Records from a collection
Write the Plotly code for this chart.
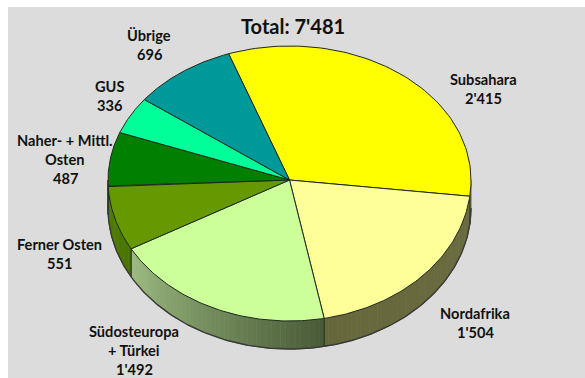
import numpy as np
import plotly.graph_objects as go

categories = ["Subsahara", "Nordafrika", "Südosteuropa\n+ Türkei", "Ferner Osten",
              "Naher- + Mittl.\nOsten", "GUS", "Übrige"]
values = [2415, 1504, 1492, 551, 487, 336, 696]
total_label = "Total: 7'481"

# styling and layout
colors = ["#FFFF00", "#FFFF99", "#CCFF99", "#669900", "#007F00", "#00FF99", "#009999"]
wall_near = ["#77773A", "#6B6B40", "#4A5B38", "#4A7400", "#005000", "#00A060", "#006060"]
wall_far = ["#77773A", "#67673C", "#9CBB80", "#4F7F00", "#005000", "#00A060", "#006060"]
label_pos = [(483, 79), (475, 313), (134, 331.5), (59, 244), (65, 140), (109, 86), (149, 35)]
LINE_STEP = 19.2
START = 340.4
CX, CY, APEX_Y, RX, RY_TOP, RY_BOT, DEPTH = 289.5, 180, 180, 181.5, 134, 141, 28


def rim(a):
    a = np.radians(np.asarray(a, dtype=float))
    ry = np.where(np.cos(a) >= 0, RY_TOP, RY_BOT)
    return CX + RX * np.sin(a), CY - ry * np.cos(a)


def mix(c1, c2, t):
    a = [int(c1[i:i + 2], 16) for i in (1, 3, 5)]
    b = [int(c2[i:i + 2], 16) for i in (1, 3, 5)]
    return "rgb(%d,%d,%d)" % tuple(round(p + (q - p) * t) for p, q in zip(a, b))


shares = np.array(values) / sum(values) * 360
starts = START + np.concatenate([[0], np.cumsum(shares)[:-1]])
ends = starts + shares

fig = go.Figure()

# side wall of the disc (front half only)
for s, e, near, far in zip(starts, ends, wall_near, wall_far):
    for shift in (0, 360):
        lo, hi = max(s - shift, 90), min(e - shift, 270)
        if hi <= lo:
            continue
        n = max(2, int((hi - lo) / 1.5))
        grid = np.linspace(lo, hi, n + 1)
        for i in range(n):
            sub = np.linspace(grid[i], grid[i + 1], 3)
            x, y = rim(sub)
            t = i / max(n - 1, 1)
            c = mix(near, far, t)
            fig.add_trace(go.Scatter(
                x=np.r_[x, x[::-1]], y=np.r_[y, y[::-1] + DEPTH],
                mode="lines", fill="toself", fillcolor=c,
                line=dict(color=c, width=1), hoverinfo="skip", showlegend=False))
        # vertical edge at the slice boundaries
        for b in (lo, hi):
            if 90 < b < 270:
                bx, by = rim([b])
                fig.add_trace(go.Scatter(
                    x=[bx[0], bx[0]], y=[by[0], by[0] + DEPTH], mode="lines",
                    line=dict(color="#33352A", width=1), hoverinfo="skip", showlegend=False))

# lower outline of the wall
ax = np.linspace(90, 270, 200)
wx, wy = rim(ax)
fig.add_trace(go.Scatter(x=wx, y=wy + DEPTH, mode="lines",
                         line=dict(color="#3A3A3A", width=1.4),
                         hoverinfo="skip", showlegend=False))

# top surface
for name, v, s, e, c in zip(categories, values, starts, ends, colors):
    x, y = rim(np.linspace(s, e, 80))
    fig.add_trace(go.Scatter(
        x=np.r_[CX, x, CX], y=np.r_[APEX_Y, y, APEX_Y],
        mode="lines", fill="toself", fillcolor=c,
        line=dict(color="#1E2A1E", width=1), name=name.replace("\n", " "),
        hoverinfo="name+text", text=str(v), showlegend=False))

FONT = "Lato, Carlito, Calibri, sans-serif"
annotations = []
for name, v, (px, py) in zip(categories, values, label_pos):
    val = f"{v:,}".replace(",", "'")
    for k, line in enumerate(name.split("\n") + [val]):
        annotations.append(dict(x=px, y=py + k * LINE_STEP, text=f"<b>{line}</b>",
                                showarrow=False, xanchor="center", yanchor="middle",
                                font=dict(family=FONT, size=14.6, color="#111111")))
annotations.append(dict(x=293, y=26, text=f"<b>{total_label}</b>", showarrow=False,
                        xanchor="center", yanchor="middle",
                        font=dict(family=FONT, size=20, color="#111111")))

fig.update_layout(
    width=585, height=378, margin=dict(l=0, r=0, t=0, b=0),
    paper_bgcolor="white", plot_bgcolor="white",
    xaxis=dict(range=[0, 585], visible=False, fixedrange=True),
    yaxis=dict(range=[378, 0], visible=False, fixedrange=True),
    shapes=[dict(type="rect", x0=8, y0=7, x1=585, y1=378, layer="below",
                 fillcolor="#DCDCDC", line_width=0)],
    annotations=annotations,
)
fig.write_html("out.html", config={"displayModeBar": False},
               post_script="document.body.style.margin='0';document.body.style.overflow='hidden';")
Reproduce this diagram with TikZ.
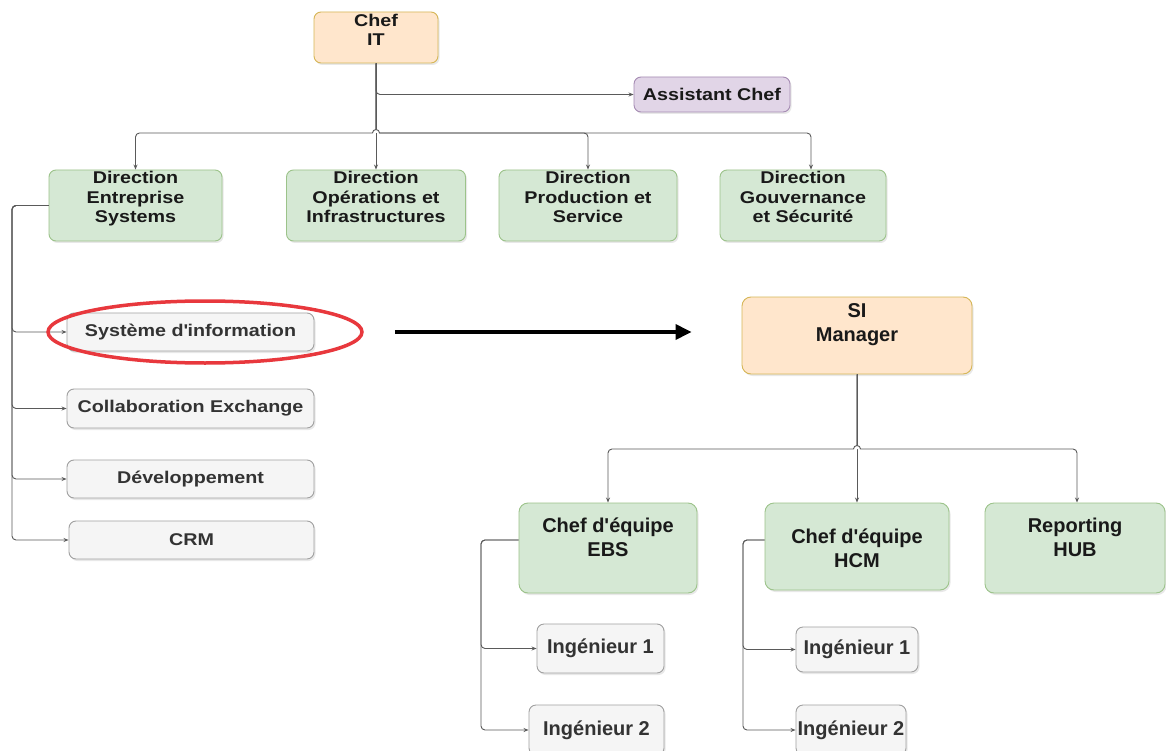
\documentclass[tikz,border=0pt]{standalone}
\usepackage{fontspec}
\setmainfont{Liberation Sans}
\newfontfamily\widefont[FakeStretch=1.16]{Liberation Sans}
\usetikzlibrary{arrows.meta,shapes.geometric,shadows}
\definecolor{orfill}{HTML}{FFE6CC}
\definecolor{orline}{HTML}{D6B656}
\definecolor{grfill}{HTML}{D5E8D4}
\definecolor{grline}{HTML}{9CC38A}
\definecolor{pufill}{HTML}{E1D5E7}
\definecolor{puline}{HTML}{A58BB3}
\definecolor{gyfill}{HTML}{F5F5F5}
\definecolor{gyline}{HTML}{A0A0A0}
\definecolor{conncol}{HTML}{5A5A5A}
\definecolor{txtdark}{HTML}{333333}
\definecolor{ringred}{HTML}{E8383D}
\newcommand{\apos}{\textquotesingle}
\begin{document}
\begin{tikzpicture}[x=1pt,y=-1pt,
  sz/.style 2 args={minimum width=#1pt,minimum height=#2pt},
  box/.style={draw,rounded corners=7pt,line width=0.9pt,inner sep=0pt,
    drop shadow={opacity=0.18,shadow xshift=1.5pt,shadow yshift=-2pt}},
  orbox/.style={box,fill=orfill,draw=orline},
  grbox/.style={box,fill=grfill,draw=grline},
  pubox/.style={box,fill=pufill,draw=puline},
  gybox/.style={box,fill=gyfill,draw=gyline},
  toptxt/.style={align=center,inner sep=0pt,text=black!90,
    font=\widefont\bfseries\fontsize{17}{19.5}\selectfont},
  listtxt/.style={toptxt,text=txtdark},
  sitxt/.style={align=center,inner sep=0pt,text=black!90,
    font=\bfseries\fontsize{20}{24}\selectfont},
  engtxt/.style={sitxt,text=txtdark},
  conn/.style={draw=conncol,line width=0.9pt,rounded corners=4pt,
    -{Stealth[length=5pt,width=4pt]}},
  bigarrow/.style={draw=black,line width=3.5pt,-{Triangle[length=16pt,width=15pt]}},
]
\fill[white] (0,0) rectangle (1166,751);
\useasboundingbox (0,0) rectangle (1166,751);

% --- upper organisation ---
\node[orbox,sz={124}{51}] (chef) at (376,37.5) {};
\node[toptxt] (chefT) at ([yshift=7.5pt]chef.center) {Chef\\IT};

\node[pubox,sz={156}{35}] (assist) at (712,94.5) {};
\node[toptxt] (assistT) at (assist.center) {Assistant Chef};

\node[grbox,sz={173}{71}] (dE) at (135.5,205.5) {};
\node[grbox,sz={179}{71}] (dO) at (376,205.5) {};
\node[grbox,sz={178}{71}] (dP) at (588,205.5) {};
\node[grbox,sz={166}{71}] (dG) at (803,205.5) {};
\node[toptxt,anchor=north] (dEt) at ([yshift=-1.5pt]dE.north) {Direction\\Entreprise\\Systems};
\node[toptxt,anchor=north] (dOt) at ([yshift=-1.5pt]dO.north) {Direction\\Opérations et\\Infrastructures};
\node[toptxt,anchor=north] (dPt) at ([yshift=-1.5pt]dP.north) {Direction\\Production et\\Service};
\node[toptxt,anchor=north] (dGt) at ([yshift=-1.5pt]dG.north) {Direction\\Gouvernance\\et Sécurité};

\coordinate (busA) at (376,133);
\draw[conn] (chef.south) |- (assist.west);
\draw[conn] (chef.south) -- (busA) -| (dE.north);
\draw[conn] (chef.south) -- (dO.north);
\draw[conn] (chef.south) -- (busA) -| (dP.north);
\draw[conn] (chef.south) -- (busA) -| ([xshift=8pt]dG.north);
% small line jump where the bus crosses the trunk
\draw[draw=conncol,line width=0.9pt,fill=white] ([xshift=-3.5pt]busA) arc (180:0:3.5pt);

% --- services of Direction Entreprise Systems ---
\node[gybox,sz={247}{38}] (sys) at (190.5,332) {};
\node[gybox,sz={247}{39}] (col) at (190.5,408.5) {};
\node[gybox,sz={247}{38}] (dev) at (190.5,479) {};
\node[gybox,sz={245}{38}] (crm) at (191.5,540) {};
\node[listtxt] (sysT) at (sys.center) {Système d\apos information};
\node[listtxt] (colT) at (col.center) {Collaboration Exchange};
\node[listtxt] (devT) at (dev.center) {Développement};
\node[listtxt] (crmT) at (crm.center) {CRM};

\coordinate (lt) at (12,205.5);
\draw[conn] (dE.west) -- (lt) |- (sys.west);
\draw[conn] (dE.west) -- (lt) |- (col.west);
\draw[conn] (dE.west) -- (lt) |- (dev.west);
\draw[conn] (dE.west) -- (lt) |- (crm.west);

\node[draw=ringred,ellipse,line width=3.5pt,sz={314}{62},inner sep=0pt] (hl) at (205,332) {};

% --- SI team ---
\node[orbox,rounded corners=9pt,sz={230}{77}] (si) at (857,335.5) {};
\node[sitxt] (siT) at ([yshift=11pt]si.center) {SI\\Manager};

\coordinate (ae) at (hl.east -| si.west);
\draw[bigarrow] ([xshift=31pt]hl.east) -- ([xshift=-50pt]ae);

\node[grbox,rounded corners=9pt,sz={178}{90}] (ebs) at (608,548) {};
\node[grbox,rounded corners=9pt,sz={184}{87}] (hcm) at (857,546.5) {};
\node[grbox,rounded corners=9pt,sz={180}{90}] (rep) at (1075,548) {};
\node[sitxt] (ebsT) at ([yshift=11pt]ebs.center) {Chef d\apos équipe\\EBS};
\node[sitxt] (hcmT) at ([yshift=-1.5pt]hcm.center) {Chef d\apos équipe\\HCM};
\node[sitxt] (repT) at ([yshift=11pt]rep.center) {Reporting\\HUB};

\coordinate (busB) at (857,449);
\draw[conn] (si.south) -- (busB) -| (ebs.north);
\draw[conn] (si.south) -- (hcm.north);
\draw[conn] (si.south) -- (busB) -| ([xshift=2pt]rep.north);
\draw[draw=conncol,line width=0.9pt,fill=white] ([xshift=-3.5pt]busB) arc (180:0:3.5pt);

\node[gybox,sz={127}{49}] (e1) at (600.5,648.5) {};
\node[gybox,sz={135}{50}] (e2) at (596.5,730) {};
\node[gybox,sz={122}{45}] (h1) at (857,649.5) {};
\node[gybox,sz={110}{50}] (h2) at (851,730) {};
\node[engtxt] (e1T) at (e1.center) {Ingénieur 1};
\node[engtxt] (e2T) at (e2.center) {Ingénieur 2};
\node[engtxt] (h1T) at (h1.center) {Ingénieur 1};
\node[engtxt] (h2T) at (h2.center) {Ingénieur 2};

\coordinate (le) at (481,540);
\coordinate (lh) at (743,540);
\draw[conn] ([yshift=8pt]ebs.west) -- (le) |- (e1.west);
\draw[conn] ([yshift=8pt]ebs.west) -- (le) |- (e2.west);
\draw[conn] ([yshift=6.5pt]hcm.west) -- (lh) |- (h1.west);
\draw[conn] ([yshift=6.5pt]hcm.west) -- (lh) |- (h2.west);
\end{tikzpicture}
\end{document}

[Your task]: Reproduce only the lines from the beginning of the data through the line that contains "fig = go.Figure()", both included, and please drop the pictures.

[Answer below]:
Write the Plotly code for this chart.
import numpy as np
import plotly.graph_objects as go

categories = ["Subsahara", "Nordafrika", "Südosteuropa\n+ Türkei", "Ferner Osten",
              "Naher- + Mittl.\nOsten", "GUS", "Übrige"]
values = [2415, 1504, 1492, 551, 487, 336, 696]
total_label = "Total: 7'481"

# styling and layout
colors = ["#FFFF00", "#FFFF99", "#CCFF99", "#669900", "#007F00", "#00FF99", "#009999"]
wall_near = ["#77773A", "#6B6B40", "#4A5B38", "#4A7400", "#005000", "#00A060", "#006060"]
wall_far = ["#77773A", "#67673C", "#9CBB80", "#4F7F00", "#005000", "#00A060", "#006060"]
label_pos = [(483, 79), (475, 313), (134, 331.5), (59, 244), (65, 140), (109, 86), (149, 35)]
LINE_STEP = 19.2
START = 340.4
CX, CY, APEX_Y, RX, RY_TOP, RY_BOT, DEPTH = 289.5, 180, 180, 181.5, 134, 141, 28


def rim(a):
    a = np.radians(np.asarray(a, dtype=float))
    ry = np.where(np.cos(a) >= 0, RY_TOP, RY_BOT)
    return CX + RX * np.sin(a), CY - ry * np.cos(a)


def mix(c1, c2, t):
    a = [int(c1[i:i + 2], 16) for i in (1, 3, 5)]
    b = [int(c2[i:i + 2], 16) for i in (1, 3, 5)]
    return "rgb(%d,%d,%d)" % tuple(round(p + (q - p) * t) for p, q in zip(a, b))


shares = np.array(values) / sum(values) * 360
starts = START + np.concatenate([[0], np.cumsum(shares)[:-1]])
ends = starts + shares

fig = go.Figure()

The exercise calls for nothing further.